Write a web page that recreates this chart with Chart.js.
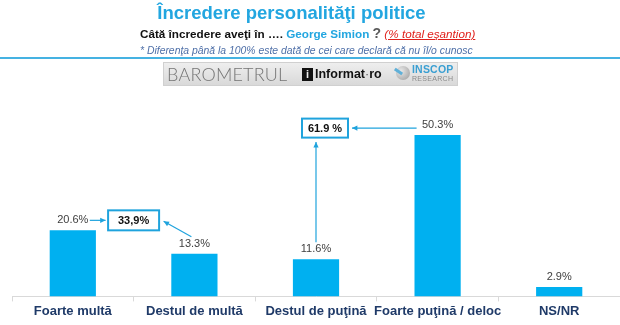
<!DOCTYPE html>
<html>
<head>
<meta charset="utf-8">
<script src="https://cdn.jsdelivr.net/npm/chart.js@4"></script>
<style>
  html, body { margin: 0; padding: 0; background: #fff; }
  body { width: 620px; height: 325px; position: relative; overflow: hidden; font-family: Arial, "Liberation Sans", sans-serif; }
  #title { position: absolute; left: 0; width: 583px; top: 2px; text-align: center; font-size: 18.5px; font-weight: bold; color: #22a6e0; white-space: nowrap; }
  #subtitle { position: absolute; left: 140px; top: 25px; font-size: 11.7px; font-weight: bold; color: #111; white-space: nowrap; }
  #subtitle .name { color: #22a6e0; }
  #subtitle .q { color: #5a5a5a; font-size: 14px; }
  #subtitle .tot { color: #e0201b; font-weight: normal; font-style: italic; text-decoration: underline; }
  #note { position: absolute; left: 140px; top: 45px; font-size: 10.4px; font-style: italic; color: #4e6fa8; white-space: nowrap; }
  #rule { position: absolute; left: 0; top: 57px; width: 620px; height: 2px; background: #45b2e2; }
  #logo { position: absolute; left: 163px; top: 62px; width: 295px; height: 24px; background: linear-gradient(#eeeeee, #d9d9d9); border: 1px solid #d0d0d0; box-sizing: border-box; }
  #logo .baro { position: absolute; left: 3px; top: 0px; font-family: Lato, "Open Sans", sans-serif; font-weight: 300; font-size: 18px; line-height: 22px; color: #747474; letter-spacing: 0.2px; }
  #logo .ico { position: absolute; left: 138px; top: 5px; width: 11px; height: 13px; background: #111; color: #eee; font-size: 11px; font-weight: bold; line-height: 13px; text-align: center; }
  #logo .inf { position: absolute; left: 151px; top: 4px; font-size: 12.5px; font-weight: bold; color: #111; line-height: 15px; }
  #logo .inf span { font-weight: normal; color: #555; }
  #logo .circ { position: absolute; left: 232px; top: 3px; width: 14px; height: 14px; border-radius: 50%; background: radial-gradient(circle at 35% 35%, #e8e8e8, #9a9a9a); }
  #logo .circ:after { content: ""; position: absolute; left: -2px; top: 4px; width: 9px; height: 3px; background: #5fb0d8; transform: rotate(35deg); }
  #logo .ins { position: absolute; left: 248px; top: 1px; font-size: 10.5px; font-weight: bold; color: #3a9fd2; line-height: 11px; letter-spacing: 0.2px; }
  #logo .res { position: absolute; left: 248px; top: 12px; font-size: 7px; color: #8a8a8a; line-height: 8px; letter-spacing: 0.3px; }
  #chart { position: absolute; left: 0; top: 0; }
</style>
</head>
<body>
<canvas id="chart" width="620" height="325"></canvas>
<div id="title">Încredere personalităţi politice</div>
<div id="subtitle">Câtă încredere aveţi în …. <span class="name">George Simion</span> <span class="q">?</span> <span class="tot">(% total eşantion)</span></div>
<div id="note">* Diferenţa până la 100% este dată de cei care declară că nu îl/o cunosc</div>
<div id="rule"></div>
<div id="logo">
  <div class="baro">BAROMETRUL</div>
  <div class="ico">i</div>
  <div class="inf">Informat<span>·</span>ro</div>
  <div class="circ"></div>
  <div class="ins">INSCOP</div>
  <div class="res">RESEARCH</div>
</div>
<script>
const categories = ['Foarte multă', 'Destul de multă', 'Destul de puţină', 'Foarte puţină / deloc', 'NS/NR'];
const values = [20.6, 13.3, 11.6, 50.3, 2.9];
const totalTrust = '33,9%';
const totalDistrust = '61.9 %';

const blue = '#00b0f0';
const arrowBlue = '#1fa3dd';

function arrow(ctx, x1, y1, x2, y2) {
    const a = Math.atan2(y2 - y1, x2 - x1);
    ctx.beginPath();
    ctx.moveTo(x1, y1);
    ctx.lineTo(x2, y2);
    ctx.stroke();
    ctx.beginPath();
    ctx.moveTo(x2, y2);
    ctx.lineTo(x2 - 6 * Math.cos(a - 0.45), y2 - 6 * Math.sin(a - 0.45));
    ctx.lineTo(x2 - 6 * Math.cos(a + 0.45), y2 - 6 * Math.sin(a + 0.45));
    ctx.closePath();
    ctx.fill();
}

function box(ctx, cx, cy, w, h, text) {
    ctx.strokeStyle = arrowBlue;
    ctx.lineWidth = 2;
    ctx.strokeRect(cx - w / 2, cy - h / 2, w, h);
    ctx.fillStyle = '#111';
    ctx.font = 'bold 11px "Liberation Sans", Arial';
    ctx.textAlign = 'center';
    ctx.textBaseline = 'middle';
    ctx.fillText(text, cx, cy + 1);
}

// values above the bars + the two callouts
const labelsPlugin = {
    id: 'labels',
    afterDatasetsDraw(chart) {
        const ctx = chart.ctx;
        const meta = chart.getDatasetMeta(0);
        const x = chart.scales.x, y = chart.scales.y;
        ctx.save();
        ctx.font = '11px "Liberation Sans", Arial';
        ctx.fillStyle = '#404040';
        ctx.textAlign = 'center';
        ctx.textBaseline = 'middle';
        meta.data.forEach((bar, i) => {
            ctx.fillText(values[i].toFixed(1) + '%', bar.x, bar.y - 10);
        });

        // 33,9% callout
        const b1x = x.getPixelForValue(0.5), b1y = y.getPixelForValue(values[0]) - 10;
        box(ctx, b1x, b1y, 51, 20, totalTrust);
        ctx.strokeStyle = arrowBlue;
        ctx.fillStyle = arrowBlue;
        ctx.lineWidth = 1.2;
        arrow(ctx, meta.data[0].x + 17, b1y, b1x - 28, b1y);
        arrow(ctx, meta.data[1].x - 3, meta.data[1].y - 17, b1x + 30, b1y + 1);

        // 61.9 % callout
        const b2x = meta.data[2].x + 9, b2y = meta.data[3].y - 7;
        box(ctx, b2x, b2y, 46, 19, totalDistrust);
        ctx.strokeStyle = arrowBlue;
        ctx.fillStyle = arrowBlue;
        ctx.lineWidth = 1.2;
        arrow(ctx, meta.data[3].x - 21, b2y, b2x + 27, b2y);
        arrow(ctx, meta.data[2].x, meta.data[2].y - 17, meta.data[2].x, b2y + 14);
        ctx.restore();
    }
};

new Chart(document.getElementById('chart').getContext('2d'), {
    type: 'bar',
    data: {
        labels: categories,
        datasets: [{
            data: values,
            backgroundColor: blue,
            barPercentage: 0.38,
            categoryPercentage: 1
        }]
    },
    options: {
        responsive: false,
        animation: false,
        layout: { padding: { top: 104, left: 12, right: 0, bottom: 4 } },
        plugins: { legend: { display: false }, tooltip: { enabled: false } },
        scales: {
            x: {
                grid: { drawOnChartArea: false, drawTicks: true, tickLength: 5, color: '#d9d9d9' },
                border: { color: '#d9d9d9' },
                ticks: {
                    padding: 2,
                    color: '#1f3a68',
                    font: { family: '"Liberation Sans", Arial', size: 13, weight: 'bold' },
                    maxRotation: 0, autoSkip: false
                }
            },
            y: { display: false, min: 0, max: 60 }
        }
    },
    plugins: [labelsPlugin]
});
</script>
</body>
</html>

· · · ·

[Work instructions]:
Strip out the pictures and quote the remaining data word for word.

[Result of the exercise]:
Write a web page that recreates this chart with Chart.js.
<!DOCTYPE html>
<html>
<head>
<meta charset="utf-8">
<script src="https://cdn.jsdelivr.net/npm/chart.js@4"></script>
<style>
  html, body { margin: 0; padding: 0; background: #fff; }
  body { width: 620px; height: 325px; position: relative; overflow: hidden; font-family: Arial, "Liberation Sans", sans-serif; }
  #title { position: absolute; left: 0; width: 583px; top: 2px; text-align: center; font-size: 18.5px; font-weight: bold; color: #22a6e0; white-space: nowrap; }
  #subtitle { position: absolute; left: 140px; top: 25px; font-size: 11.7px; font-weight: bold; color: #111; white-space: nowrap; }
  #subtitle .name { color: #22a6e0; }
  #subtitle .q { color: #5a5a5a; font-size: 14px; }
  #subtitle .tot { color: #e0201b; font-weight: normal; font-style: italic; text-decoration: underline; }
  #note { position: absolute; left: 140px; top: 45px; font-size: 10.4px; font-style: italic; color: #4e6fa8; white-space: nowrap; }
  #rule { position: absolute; left: 0; top: 57px; width: 620px; height: 2px; background: #45b2e2; }
  #logo { position: absolute; left: 163px; top: 62px; width: 295px; height: 24px; background: linear-gradient(#eeeeee, #d9d9d9); border: 1px solid #d0d0d0; box-sizing: border-box; }
  #logo .baro { position: absolute; left: 3px; top: 0px; font-family: Lato, "Open Sans", sans-serif; font-weight: 300; font-size: 18px; line-height: 22px; color: #747474; letter-spacing: 0.2px; }
  #logo .ico { position: absolute; left: 138px; top: 5px; width: 11px; height: 13px; background: #111; color: #eee; font-size: 11px; font-weight: bold; line-height: 13px; text-align: center; }
  #logo .inf { position: absolute; left: 151px; top: 4px; font-size: 12.5px; font-weight: bold; color: #111; line-height: 15px; }
  #logo .inf span { font-weight: normal; color: #555; }
  #logo .circ { position: absolute; left: 232px; top: 3px; width: 14px; height: 14px; border-radius: 50%; background: radial-gradient(circle at 35% 35%, #e8e8e8, #9a9a9a); }
  #logo .circ:after { content: ""; position: absolute; left: -2px; top: 4px; width: 9px; height: 3px; background: #5fb0d8; transform: rotate(35deg); }
  #logo .ins { position: absolute; left: 248px; top: 1px; font-size: 10.5px; font-weight: bold; color: #3a9fd2; line-height: 11px; letter-spacing: 0.2px; }
  #logo .res { position: absolute; left: 248px; top: 12px; font-size: 7px; color: #8a8a8a; line-height: 8px; letter-spacing: 0.3px; }
  #chart { position: absolute; left: 0; top: 0; }
</style>
</head>
<body>
<canvas id="chart" width="620" height="325"></canvas>
<div id="title">Încredere personalităţi politice</div>
<div id="subtitle">Câtă încredere aveţi în …. <span class="name">George Simion</span> <span class="q">?</span> <span class="tot">(% total eşantion)</span></div>
<div id="note">* Diferenţa până la 100% este dată de cei care declară că nu îl/o cunosc</div>
<div id="rule"></div>
<div id="logo">
  <div class="baro">BAROMETRUL</div>
  <div class="ico">i</div>
  <div class="inf">Informat<span>·</span>ro</div>
  <div class="circ"></div>
  <div class="ins">INSCOP</div>
  <div class="res">RESEARCH</div>
</div>
<script>
const categories = ['Foarte multă', 'Destul de multă', 'Destul de puţină', 'Foarte puţină / deloc', 'NS/NR'];
const values = [20.6, 13.3, 11.6, 50.3, 2.9];
const totalTrust = '33,9%';
const totalDistrust = '61.9 %';

const blue = '#00b0f0';
const arrowBlue = '#1fa3dd';

function arrow(ctx, x1, y1, x2, y2) {
    const a = Math.atan2(y2 - y1, x2 - x1);
    ctx.beginPath();
    ctx.moveTo(x1, y1);
    ctx.lineTo(x2, y2);
    ctx.stroke();
    ctx.beginPath();
    ctx.moveTo(x2, y2);
    ctx.lineTo(x2 - 6 * Math.cos(a - 0.45), y2 - 6 * Math.sin(a - 0.45));
    ctx.lineTo(x2 - 6 * Math.cos(a + 0.45), y2 - 6 * Math.sin(a + 0.45));
    ctx.closePath();
    ctx.fill();
}

function box(ctx, cx, cy, w, h, text) {
    ctx.strokeStyle = arrowBlue;
    ctx.lineWidth = 2;
    ctx.strokeRect(cx - w / 2, cy - h / 2, w, h);
    ctx.fillStyle = '#111';
    ctx.font = 'bold 11px "Liberation Sans", Arial';
    ctx.textAlign = 'center';
    ctx.textBaseline = 'middle';
    ctx.fillText(text, cx, cy + 1);
}

// values above the bars + the two callouts
const labelsPlugin = {
    id: 'labels',
    afterDatasetsDraw(chart) {
        const ctx = chart.ctx;
        const meta = chart.getDatasetMeta(0);
        const x = chart.scales.x, y = chart.scales.y;
        ctx.save();
        ctx.font = '11px "Liberation Sans", Arial';
        ctx.fillStyle = '#404040';
        ctx.textAlign = 'center';
        ctx.textBaseline = 'middle';
        meta.data.forEach((bar, i) => {
            ctx.fillText(values[i].toFixed(1) + '%', bar.x, bar.y - 10);
        });

        // 33,9% callout
        const b1x = x.getPixelForValue(0.5), b1y = y.getPixelForValue(values[0]) - 10;
        box(ctx, b1x, b1y, 51, 20, totalTrust);
        ctx.strokeStyle = arrowBlue;
        ctx.fillStyle = arrowBlue;
        ctx.lineWidth = 1.2;
        arrow(ctx, meta.data[0].x + 17, b1y, b1x - 28, b1y);
        arrow(ctx, meta.data[1].x - 3, meta.data[1].y - 17, b1x + 30, b1y + 1);

        // 61.9 % callout
        const b2x = meta.data[2].x + 9, b2y = meta.data[3].y - 7;
        box(ctx, b2x, b2y, 46, 19, totalDistrust);
        ctx.strokeStyle = arrowBlue;
        ctx.fillStyle = arrowBlue;
        ctx.lineWidth = 1.2;
        arrow(ctx, meta.data[3].x - 21, b2y, b2x + 27, b2y);
        arrow(ctx, meta.data[2].x, meta.data[2].y - 17, meta.data[2].x, b2y + 14);
        ctx.restore();
    }
};

new Chart(document.getElementById('chart').getContext('2d'), {
    type: 'bar',
    data: {
        labels: categories,
        datasets: [{
            data: values,
            backgroundColor: blue,
            barPercentage: 0.38,
            categoryPercentage: 1
        }]
    },
    options: {
        responsive: false,
        animation: false,
        layout: { padding: { top: 104, left: 12, right: 0, bottom: 4 } },
        plugins: { legend: { display: false }, tooltip: { enabled: false } },
        scales: {
            x: {
                grid: { drawOnChartArea: false, drawTicks: true, tickLength: 5, color: '#d9d9d9' },
                border: { color: '#d9d9d9' },
                ticks: {
                    padding: 2,
                    color: '#1f3a68',
                    font: { family: '"Liberation Sans", Arial', size: 13, weight: 'bold' },
                    maxRotation: 0, autoSkip: false
                }
            },
            y: { display: false, min: 0, max: 60 }
        }
    },
    plugins: [labelsPlugin]
});
</script>
</body>
</html>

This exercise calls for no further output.